RECORDS TO USE:
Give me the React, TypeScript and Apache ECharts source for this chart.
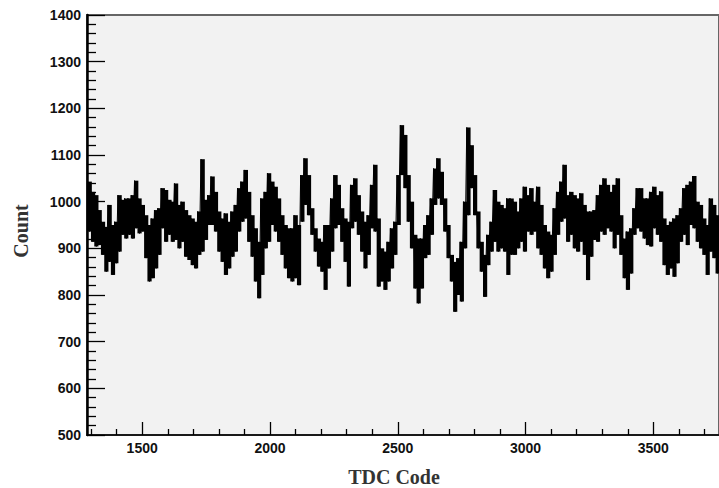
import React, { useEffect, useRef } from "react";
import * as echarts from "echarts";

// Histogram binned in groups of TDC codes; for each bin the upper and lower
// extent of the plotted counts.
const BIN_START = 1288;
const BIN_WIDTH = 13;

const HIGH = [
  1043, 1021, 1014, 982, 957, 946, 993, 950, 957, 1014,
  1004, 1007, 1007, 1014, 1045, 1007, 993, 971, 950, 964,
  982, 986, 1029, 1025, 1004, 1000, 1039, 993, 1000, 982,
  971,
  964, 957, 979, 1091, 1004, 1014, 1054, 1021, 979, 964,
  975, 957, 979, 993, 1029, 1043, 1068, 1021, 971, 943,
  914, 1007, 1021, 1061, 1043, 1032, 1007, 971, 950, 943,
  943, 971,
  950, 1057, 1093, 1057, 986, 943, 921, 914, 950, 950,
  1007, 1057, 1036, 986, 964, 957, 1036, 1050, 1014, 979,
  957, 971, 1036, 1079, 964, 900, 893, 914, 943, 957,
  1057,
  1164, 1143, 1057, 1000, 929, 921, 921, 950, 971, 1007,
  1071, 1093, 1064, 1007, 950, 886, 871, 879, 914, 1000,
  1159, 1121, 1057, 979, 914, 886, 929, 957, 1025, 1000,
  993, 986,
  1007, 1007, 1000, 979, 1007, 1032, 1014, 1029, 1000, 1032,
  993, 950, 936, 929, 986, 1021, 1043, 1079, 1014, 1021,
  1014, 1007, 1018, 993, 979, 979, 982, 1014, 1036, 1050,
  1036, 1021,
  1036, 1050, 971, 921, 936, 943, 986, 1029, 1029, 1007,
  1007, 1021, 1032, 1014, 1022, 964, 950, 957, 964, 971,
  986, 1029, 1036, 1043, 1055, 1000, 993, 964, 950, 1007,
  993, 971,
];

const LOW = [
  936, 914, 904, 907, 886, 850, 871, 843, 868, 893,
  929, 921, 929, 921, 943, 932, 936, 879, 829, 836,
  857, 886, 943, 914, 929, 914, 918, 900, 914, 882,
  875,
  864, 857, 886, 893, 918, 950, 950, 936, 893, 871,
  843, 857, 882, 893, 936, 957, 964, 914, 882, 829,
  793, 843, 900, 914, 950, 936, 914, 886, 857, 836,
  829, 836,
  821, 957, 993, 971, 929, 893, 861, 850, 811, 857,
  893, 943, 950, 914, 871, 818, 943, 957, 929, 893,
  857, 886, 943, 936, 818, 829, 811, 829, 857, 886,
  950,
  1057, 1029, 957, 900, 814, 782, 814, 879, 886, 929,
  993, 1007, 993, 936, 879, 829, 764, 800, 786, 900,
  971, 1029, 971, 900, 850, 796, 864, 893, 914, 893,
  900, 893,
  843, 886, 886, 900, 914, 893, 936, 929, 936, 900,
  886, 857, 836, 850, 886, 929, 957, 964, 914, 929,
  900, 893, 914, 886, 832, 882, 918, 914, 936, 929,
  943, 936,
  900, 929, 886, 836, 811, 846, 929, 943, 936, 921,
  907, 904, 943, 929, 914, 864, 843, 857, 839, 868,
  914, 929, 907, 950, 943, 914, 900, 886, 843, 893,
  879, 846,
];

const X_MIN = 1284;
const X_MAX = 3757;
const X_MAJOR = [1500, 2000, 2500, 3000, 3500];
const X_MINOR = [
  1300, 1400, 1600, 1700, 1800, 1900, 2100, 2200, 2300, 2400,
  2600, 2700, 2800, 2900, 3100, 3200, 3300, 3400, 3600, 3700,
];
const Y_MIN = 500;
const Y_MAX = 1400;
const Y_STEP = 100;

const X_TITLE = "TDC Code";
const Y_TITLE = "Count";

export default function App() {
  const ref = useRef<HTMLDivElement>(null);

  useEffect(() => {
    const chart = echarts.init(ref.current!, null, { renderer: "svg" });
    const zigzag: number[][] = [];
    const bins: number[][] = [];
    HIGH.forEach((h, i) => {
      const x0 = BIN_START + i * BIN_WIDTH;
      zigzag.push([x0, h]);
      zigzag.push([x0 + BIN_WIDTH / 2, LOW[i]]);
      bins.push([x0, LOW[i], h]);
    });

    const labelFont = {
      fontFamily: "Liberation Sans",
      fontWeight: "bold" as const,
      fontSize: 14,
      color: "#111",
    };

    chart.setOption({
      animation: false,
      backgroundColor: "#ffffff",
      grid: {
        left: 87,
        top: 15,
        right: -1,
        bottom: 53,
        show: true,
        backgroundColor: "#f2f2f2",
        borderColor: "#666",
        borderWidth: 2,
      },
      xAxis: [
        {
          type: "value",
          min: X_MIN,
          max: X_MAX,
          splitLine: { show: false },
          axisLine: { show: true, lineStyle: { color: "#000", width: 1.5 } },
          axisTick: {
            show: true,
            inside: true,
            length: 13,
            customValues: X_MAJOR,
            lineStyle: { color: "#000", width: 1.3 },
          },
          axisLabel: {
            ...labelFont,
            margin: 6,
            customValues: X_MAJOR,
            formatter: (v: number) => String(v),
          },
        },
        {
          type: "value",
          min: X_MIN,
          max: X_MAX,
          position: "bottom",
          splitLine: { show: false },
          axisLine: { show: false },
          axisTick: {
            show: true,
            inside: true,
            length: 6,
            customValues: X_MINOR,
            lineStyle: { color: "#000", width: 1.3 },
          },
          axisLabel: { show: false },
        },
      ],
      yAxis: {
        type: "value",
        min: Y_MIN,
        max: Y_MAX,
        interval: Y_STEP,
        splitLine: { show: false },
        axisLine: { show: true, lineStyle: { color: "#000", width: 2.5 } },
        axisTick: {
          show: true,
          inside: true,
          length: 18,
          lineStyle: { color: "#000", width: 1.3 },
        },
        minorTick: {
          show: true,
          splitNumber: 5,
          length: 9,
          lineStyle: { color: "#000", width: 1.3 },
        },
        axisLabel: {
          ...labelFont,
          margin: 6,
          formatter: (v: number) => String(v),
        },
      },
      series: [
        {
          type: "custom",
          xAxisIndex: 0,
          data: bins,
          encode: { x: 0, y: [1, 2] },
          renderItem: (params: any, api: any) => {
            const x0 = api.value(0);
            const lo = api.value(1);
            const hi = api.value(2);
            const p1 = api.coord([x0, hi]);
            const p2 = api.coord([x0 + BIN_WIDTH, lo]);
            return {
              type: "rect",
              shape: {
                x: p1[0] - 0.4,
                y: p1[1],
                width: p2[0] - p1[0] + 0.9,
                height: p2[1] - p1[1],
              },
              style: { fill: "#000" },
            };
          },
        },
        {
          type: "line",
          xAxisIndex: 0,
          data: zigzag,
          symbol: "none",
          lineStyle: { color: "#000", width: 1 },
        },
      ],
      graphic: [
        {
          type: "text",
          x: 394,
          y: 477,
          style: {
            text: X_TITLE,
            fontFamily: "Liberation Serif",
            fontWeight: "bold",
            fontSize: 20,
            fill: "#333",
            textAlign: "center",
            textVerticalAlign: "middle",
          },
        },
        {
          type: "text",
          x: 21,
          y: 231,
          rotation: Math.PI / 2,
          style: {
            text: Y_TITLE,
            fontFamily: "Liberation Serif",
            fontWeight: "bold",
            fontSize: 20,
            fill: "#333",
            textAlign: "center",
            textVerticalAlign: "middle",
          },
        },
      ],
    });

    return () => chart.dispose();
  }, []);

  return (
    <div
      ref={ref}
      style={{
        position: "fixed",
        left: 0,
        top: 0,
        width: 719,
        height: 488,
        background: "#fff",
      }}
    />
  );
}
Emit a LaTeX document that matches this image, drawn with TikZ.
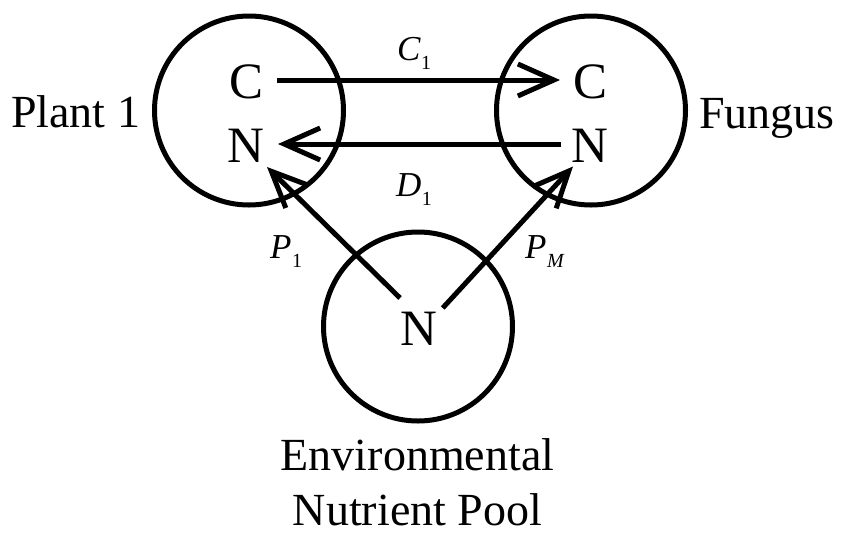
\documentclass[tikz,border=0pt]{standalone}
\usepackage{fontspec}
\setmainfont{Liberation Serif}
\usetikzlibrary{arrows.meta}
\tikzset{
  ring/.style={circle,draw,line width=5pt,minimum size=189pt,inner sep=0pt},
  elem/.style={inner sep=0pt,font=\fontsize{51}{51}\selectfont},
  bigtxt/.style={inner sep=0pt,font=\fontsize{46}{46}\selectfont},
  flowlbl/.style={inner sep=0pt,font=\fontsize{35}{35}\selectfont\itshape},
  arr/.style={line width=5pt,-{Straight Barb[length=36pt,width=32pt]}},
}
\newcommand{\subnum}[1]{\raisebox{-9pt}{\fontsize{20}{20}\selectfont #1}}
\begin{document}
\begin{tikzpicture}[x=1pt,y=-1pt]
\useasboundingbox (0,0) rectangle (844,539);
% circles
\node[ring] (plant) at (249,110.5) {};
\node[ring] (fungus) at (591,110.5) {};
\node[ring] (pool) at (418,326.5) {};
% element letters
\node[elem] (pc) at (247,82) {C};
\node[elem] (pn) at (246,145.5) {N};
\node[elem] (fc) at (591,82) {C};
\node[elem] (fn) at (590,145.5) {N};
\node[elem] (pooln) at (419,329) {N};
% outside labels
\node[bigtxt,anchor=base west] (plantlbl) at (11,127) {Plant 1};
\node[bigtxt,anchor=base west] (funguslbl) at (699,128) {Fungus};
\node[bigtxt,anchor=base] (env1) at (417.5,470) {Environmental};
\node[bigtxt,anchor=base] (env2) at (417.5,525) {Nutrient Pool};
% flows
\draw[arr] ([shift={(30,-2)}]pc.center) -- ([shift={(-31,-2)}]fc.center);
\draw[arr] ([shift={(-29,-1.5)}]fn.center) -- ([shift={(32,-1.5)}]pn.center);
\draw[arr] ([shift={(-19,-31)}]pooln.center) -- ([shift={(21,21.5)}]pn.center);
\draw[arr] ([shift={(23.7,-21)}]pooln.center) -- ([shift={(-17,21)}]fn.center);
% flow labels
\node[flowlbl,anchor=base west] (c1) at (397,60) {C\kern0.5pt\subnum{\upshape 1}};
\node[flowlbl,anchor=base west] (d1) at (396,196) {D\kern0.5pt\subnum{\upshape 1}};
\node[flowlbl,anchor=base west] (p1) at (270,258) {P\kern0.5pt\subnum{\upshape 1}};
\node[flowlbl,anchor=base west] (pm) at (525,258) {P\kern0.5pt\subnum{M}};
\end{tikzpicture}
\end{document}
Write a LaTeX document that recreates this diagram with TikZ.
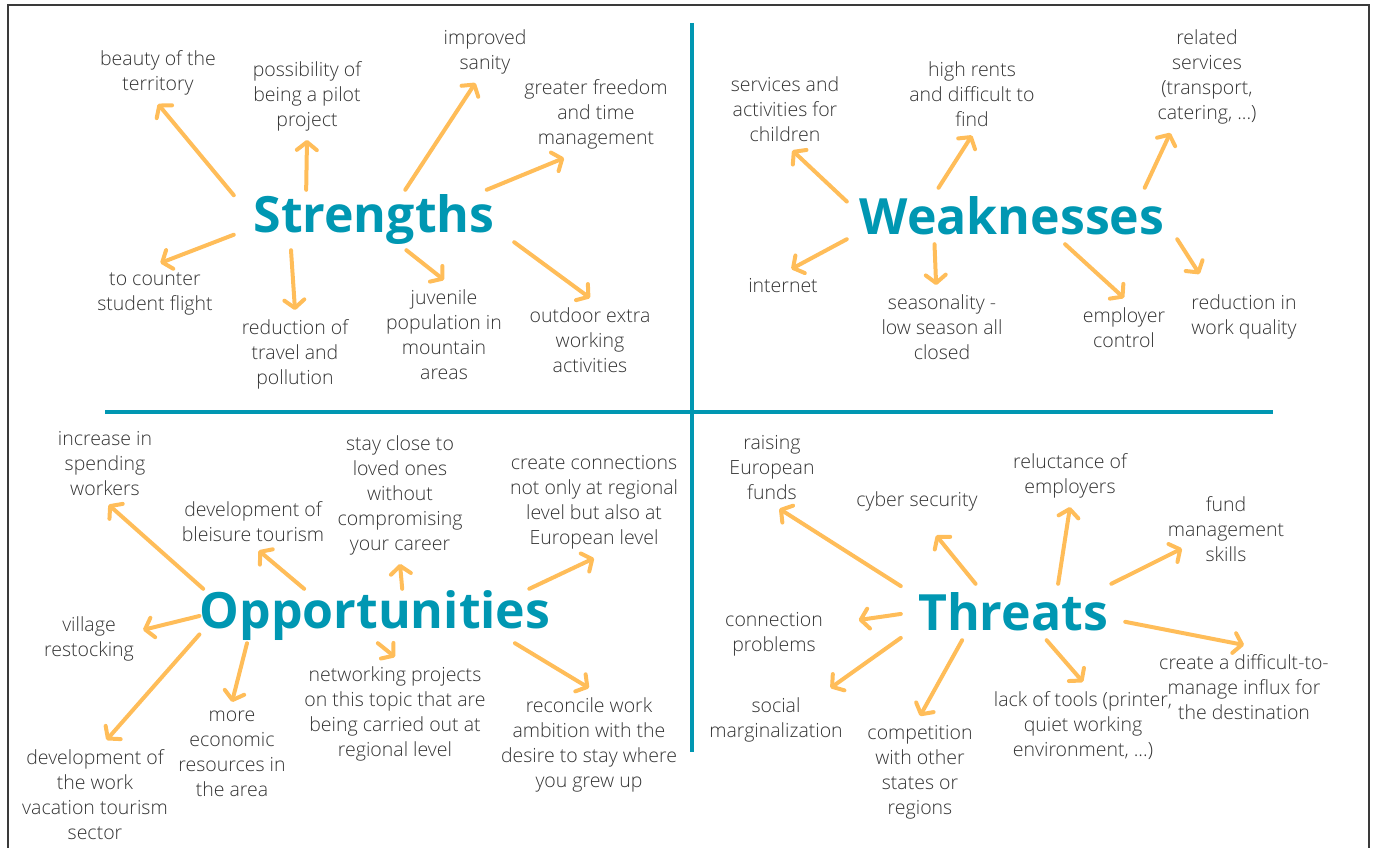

THE TASK: Return each line of the data that contains the string "with".

FULL ANSWER:
Emit a LaTeX document that matches this image, drawn with TikZ.
Write a LaTeX document that recreates this diagram with TikZ.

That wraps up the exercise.